Récemment, des universitaires espagnols ont mis en garde contre les missiles antisatellites. Selon eux, la moindre erreur avec ce type de missile pourrait en effet rendre l’orbite terrestre basse inutilisable en moins de quarante ans seulement. Comment cela est-il possible ?
Chaque essai avec ce type de missile génère 100 000 nouveaux déchets
À bord de la Station Spatiale internationale (ISS), l’une des hantises des astronautes n’est autre que les débris spatiaux. En 2019, l’Inde avait détruit un satellite en orbite basse à l’aide d’un missile. Cet essai avait alors fait entrer le pays dans le cercle très fermé des puissances spatiales. En fin 2021, la Russie avait quant à elle mené un nouvel essai en détruisant un vieux satellite soviétique. Ces événements avaient alors fait craindre le pire à l’ISS. En effet, les débris satellitaires résultant de ces destructions représentent un danger.
Deux chercheurs espagnols ont publié une étude dans la revue Defence and Peace Economics en avril 2023. Le sujet abordé est plutôt brûlant. Selon ces travaux, un seul missile antisatellite peut potentiellement rendre l’orbite terrestre basse inutilisable en moins d’une quarantaine d’années. En effet, chaque essai de ce type génère plus de 100 000 nouveaux déchets de plus d’un centimètre. Or, leurs effets prendront environ un millénaire pour disparaître en raison de l’altitude élevée à laquelle sont effectués les essais. Le fait est que chacun de ces déchets peut avoir des effets catastrophiques en cas de collision.

Le risque d’une cascade de collisions
La principale crainte exprimée dans l’étude n’est autre qu’une cascade de collisions, plus communément nommée syndrome de Kessler.

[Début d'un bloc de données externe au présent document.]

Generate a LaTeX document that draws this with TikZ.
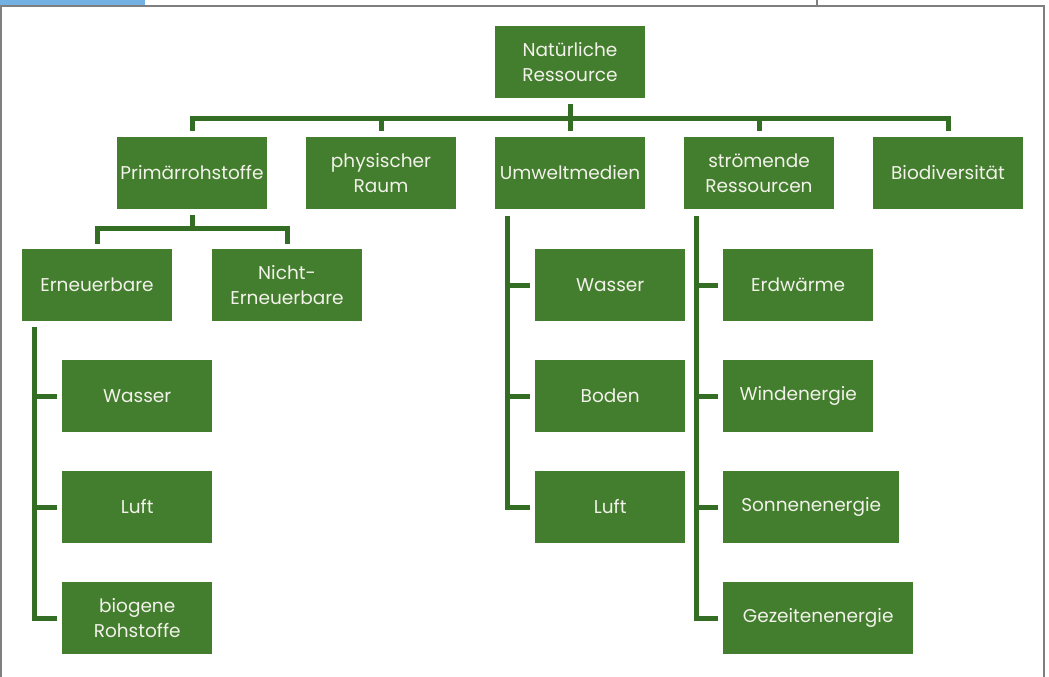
\documentclass[tikz,border=0pt]{standalone}
\usepackage{fontspec}
\setmainfont{Poppins}
\usetikzlibrary{positioning,calc}
\definecolor{Leaf}{HTML}{437D2E}
\definecolor{Stem}{HTML}{346E24}
\definecolor{Paper}{HTML}{F2F2EA}
\definecolor{Frame}{HTML}{7F7F7F}
\definecolor{Tab}{HTML}{72B1E2}
\tikzset{
  res/.style={fill=Leaf,text=Paper,minimum width=150pt,minimum height=72pt,align=center,inner xsep=1pt,font=\fontsize{18.5}{25}\selectfont},
  link/.style={draw=Stem,line width=5pt},
  frameline/.style={draw=Frame,line width=2pt}
}
\begin{document}
\begin{tikzpicture}[x=1pt,y=-1pt]
  \useasboundingbox (0,0) rectangle (1049,677);
  % frame
  \fill[Tab] (0,0) rectangle (145,5);
  \draw[frameline] (1,677) -- (1,6) -- (1044,6) -- (1044,677);
  \draw[frameline] (817,0) -- (817,6);
  % boxes
  \node[res] (top) at (570,62) {Natürliche\\Ressource};
  \node[res] (prim) at (192,173) {Primärrohstoffe};
  \node[res] (phys) at (381,173) {physischer\\Raum};
  \node[res] (umw) at (570,173) {Umweltmedien};
  \node[res] (str) at (759,173) {strömende\\Ressourcen};
  \node[res] (bio) at (948,173) {Biodiversität};
  \node[res] (ern) at (97,285) {Erneuerbare};
  \node[res] (nern) at (287,285) {Nicht-\\Erneuerbare};
  \node[res,anchor=west] (ewas) at (62,396) {Wasser};
  \node[res,anchor=west] (eluf) at (62,507) {Luft};
  \node[res,anchor=west] (ebio) at (62,618) {biogene\\Rohstoffe};
  \node[res,anchor=west] (uwas) at (535,285) {Wasser};
  \node[res,anchor=west] (ubod) at (535,396) {Boden};
  \node[res,anchor=west] (uluf) at (535,507) {Luft};
  \node[res,anchor=west] (serd) at (723,285) {Erdwärme};
  \node[res,anchor=west] (swin) at (723,396) {Windenergie};
  \node[res,anchor=west,minimum width=176pt] (sson) at (723,507) {Sonnenenergie};
  \node[res,anchor=west,minimum width=190pt] (sgez) at (723,618) {Gezeitenenergie};
  % top level
  \coordinate (tbar) at (570,118);
  \draw[link] ([yshift=6pt]prim.north) |- (tbar) -| ([yshift=6pt]bio.north);
  \draw[link] ([yshift=-6pt]top.south) -- ([yshift=6pt]umw.north);
  \foreach \n in {phys,str}
    \draw[link] ([yshift=6pt]\n.north) -- (\n.north |- tbar);
  % primary raw materials
  \coordinate (pbar) at (192,228);
  \draw[link] ([yshift=-6pt]prim.south) -- (pbar);
  \draw[link] ([yshift=5pt]ern.north) |- (pbar) -| ([yshift=5pt]nern.north);
  % spines
  \draw[link] ([xshift=13pt,yshift=-6pt]ern.south west) |- ([xshift=-5pt]ebio.west);
  \foreach \c in {ewas,eluf}
    \draw[link] ([xshift=13pt]ern.west |- \c.west) -- ([xshift=-5pt]\c.west);
  \draw[link] ([xshift=13pt,yshift=-7pt]umw.south west) |- ([xshift=-5pt]uluf.west);
  \foreach \c in {uwas,ubod}
    \draw[link] ([xshift=13pt]umw.west |- \c.west) -- ([xshift=-5pt]\c.west);
  \draw[link] ([xshift=13pt,yshift=-7pt]str.south west) |- ([xshift=-5pt]sgez.west);
  \foreach \c in {serd,swin,sson}
    \draw[link] ([xshift=13pt]str.west |- \c.west) -- ([xshift=-5pt]\c.west);
\end{tikzpicture}
\end{document}
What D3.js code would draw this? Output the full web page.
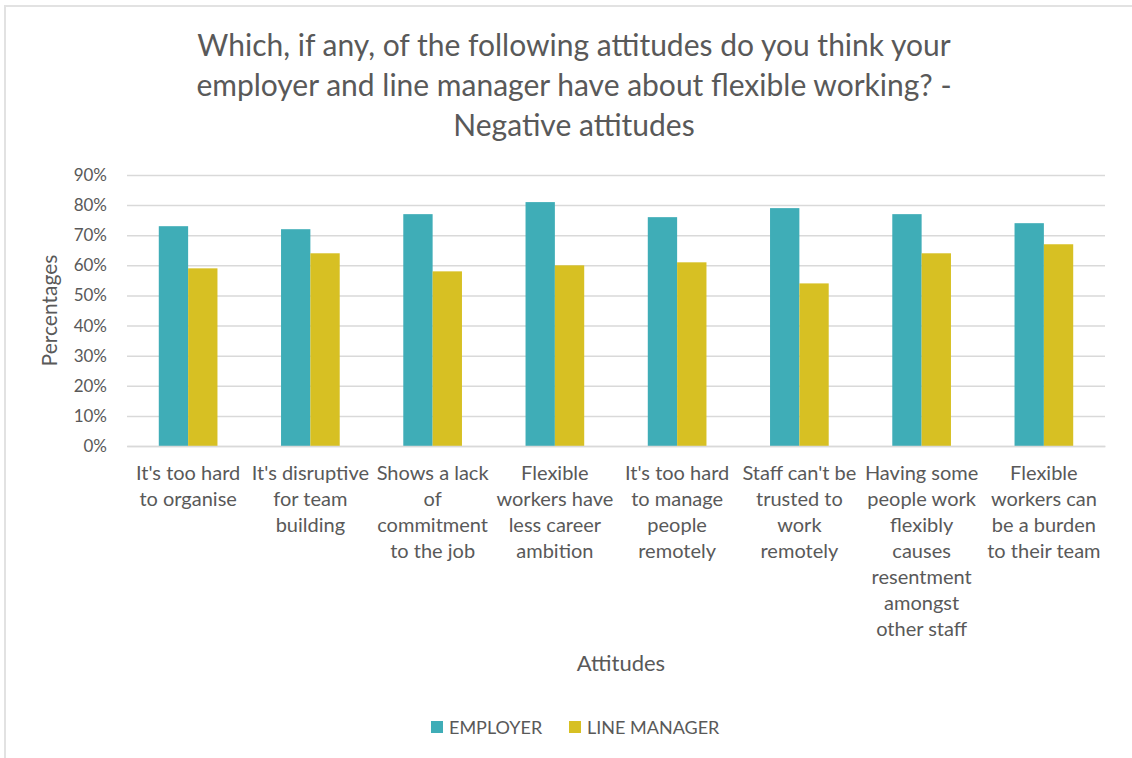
<!DOCTYPE html>
<html>
<head>
<meta charset="utf-8">
<script src="https://cdn.jsdelivr.net/npm/d3@7"></script>
<style>
  body { margin: 0; background: #fff; }
  svg { display: block; font-family: Lato, "Open Sans", sans-serif; }
</style>
</head>
<body>
<svg id="chart"></svg>
<script>
const categories = [
    ["It's too hard", "to organise"],
    ["It's disruptive", "for team", "building"],
    ["Shows a lack", "of", "commitment", "to the job"],
    ["Flexible", "workers have", "less career", "ambition"],
    ["It's too hard", "to manage", "people", "remotely"],
    ["Staff can't be", "trusted to", "work", "remotely"],
    ["Having some", "people work", "flexibly", "causes", "resentment", "amongst", "other staff"],
    ["Flexible", "workers can", "be a burden", "to their team"]
];
const seriesNames = ["EMPLOYER", "LINE MANAGER"];
const employer = [73, 72, 77, 81, 76, 79, 77, 74];
const lineManager = [59, 64, 58, 60, 61, 54, 64, 67];
const yTicks = [0, 10, 20, 30, 40, 50, 60, 70, 80, 90];

const W = 1132, H = 758;
const margin = { top: 175, right: 27, bottom: 312, left: 127 },
      width = W - margin.left - margin.right,
      height = H - margin.top - margin.bottom;
const colors = ["#3fadb7", "#d7c023"];
const textColor = "#595959";

const svg = d3.select("#chart").attr("width", W).attr("height", H);

// chart frame (only top and left edges visible)
svg.append("line").attr("x1", 5).attr("x2", W).attr("y1", 6).attr("y2", 6)
    .attr("stroke", "#e2e2e2").attr("stroke-width", 2);
svg.append("line").attr("x1", 5).attr("x2", 5).attr("y1", 5).attr("y2", H)
    .attr("stroke", "#e2e2e2").attr("stroke-width", 2);

const g = svg.append("g").attr("transform", `translate(${margin.left},${margin.top})`);

const keys = categories.map((d, i) => i);
const x = d3.scaleBand().domain(keys).range([0, width]).paddingInner(0.52).paddingOuter(0.26);
const x1 = d3.scaleBand().domain(seriesNames).range([0, x.bandwidth()]);
const y = d3.scaleLinear().domain([0, 90]).range([height, 0]);

// gridlines
g.append("g")
    .call(d3.axisLeft(y).tickValues(yTicks).tickSize(-width).tickFormat(""))
    .call(a => a.select(".domain").remove())
    .call(a => a.selectAll("line").attr("stroke", "#d9d9d9").attr("stroke-width", 1.5));

// y tick labels
g.append("g")
    .call(d3.axisLeft(y).tickValues(yTicks).tickSize(0).tickPadding(20).tickFormat(d => d + "%"))
    .call(a => a.select(".domain").remove())
    .call(a => a.selectAll("text").attr("fill", textColor).style("font-size", "17px")
        .style("font-family", "Lato, sans-serif"));

const rows = keys.map(i => ({ i, values: [employer[i], lineManager[i]] }));

g.selectAll(".grp")
    .data(rows)
    .enter().append("g")
    .attr("class", "grp")
    .attr("transform", d => `translate(${x(d.i)},0)`)
    .selectAll("rect")
    .data(d => d.values.map((v, s) => ({ s, v })))
    .enter().append("rect")
    .attr("x", d => x1(seriesNames[d.s]))
    .attr("y", d => y(d.v))
    .attr("width", x1.bandwidth())
    .attr("height", d => height - y(d.v))
    .attr("fill", d => colors[d.s]);

// x axis
const xAxis = g.append("g")
    .attr("transform", `translate(0,${height})`)
    .call(d3.axisBottom(x).tickSize(0).tickFormat(""));
xAxis.select(".domain").attr("stroke", "#d9d9d9").attr("stroke-width", 1.5);

xAxis.selectAll(".tick").each(function(i) {
    const t = d3.select(this).append("text")
        .attr("fill", textColor)
        .attr("text-anchor", "middle")
        .style("font-size", "20px")
        .style("font-family", "Lato, sans-serif")
        .attr("y", 34);
    categories[i].forEach((line, k) => {
        t.append("tspan").attr("x", 0).attr("dy", k === 0 ? 0 : 26).text(line);
    });
});

// axis titles
svg.append("text")
    .attr("transform", `translate(57,${margin.top + height / 2}) rotate(-90)`)
    .attr("text-anchor", "middle")
    .attr("fill", textColor)
    .style("font-size", "21px")
    .text("Percentages");

svg.append("text")
    .attr("x", margin.left + width / 2 + 5)
    .attr("y", 671)
    .attr("text-anchor", "middle")
    .attr("fill", textColor)
    .style("font-size", "22px")
    .text("Attitudes");

// title
const titleLines = [
    "Which, if any, of the following attitudes do you think your",
    "employer and line manager have about flexible working? -",
    "Negative attitudes"
];
const title = svg.append("text")
    .attr("text-anchor", "middle")
    .attr("fill", textColor)
    .style("font-size", "30px");
titleLines.forEach((line, k) => {
    title.append("tspan").attr("x", 574).attr("y", 56 + k * 40).text(line);
});

// legend
const legend = svg.append("g").attr("transform", "translate(431,727)");
const legendX = [0, 138];
seriesNames.forEach((name, s) => {
    const item = legend.append("g").attr("transform", `translate(${legendX[s]},0)`);
    item.append("rect").attr("x", 0).attr("y", -6).attr("width", 12).attr("height", 12)
        .attr("fill", colors[s]);
    item.append("text").attr("x", 18).attr("y", 7).attr("fill", textColor)
        .style("font-size", "18px").text(name);
});
</script>
</body>
</html>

Imaginé en 1978, ce scénario implique un volume des débris spatiaux en orbite basse devenu si important qu’ils pourraient heurter les objets en orbite. Ces objets peuvent alors se briser et devenir à leur tour des débris spatiaux, augmentant le nombre de déchets de manière exponentielle. La crainte de ce phénomène tout à fait plausible a poussé les États-Unis à annoncer en 2022 la fin de leurs essais anti-satellitaires. La même année, la France a pris la décision de ne jamais construire de missiles antisatellites. Soulignons également le fait que le Traité sur l’Espace de 1967 interdit déjà le déploiement d’armes dans l’espace.
Toutefois, les missiles antisatellites n’ont pas besoin de stationner en orbite pour détruire un objet se trouvant lui-même en orbite. Depuis 2022, les États-Unis espèrent donc que le reste des états suivront cette recommandation. Cependant, les derniers événements laissent peu de place à l’optimisme. Outre la Russie et l’Inde, la Chine fait par ailleurs partie du trio de pays ayant pratiqué des essais avec ce genre de missiles depuis 1957.
Néanmoins, il faut savoir que désormais, chaque satellite de type Rendezvous and Proximity Operations (RPO) peut également devenir une arme en soi et menacer ainsi l’ensemble des satellites. En cas de guerre spatiale, les adversaires d’une ou plusieurs nations seraient donc également perdants puisque l’orbite basse pourrait devenir inutilisable pour tout le monde.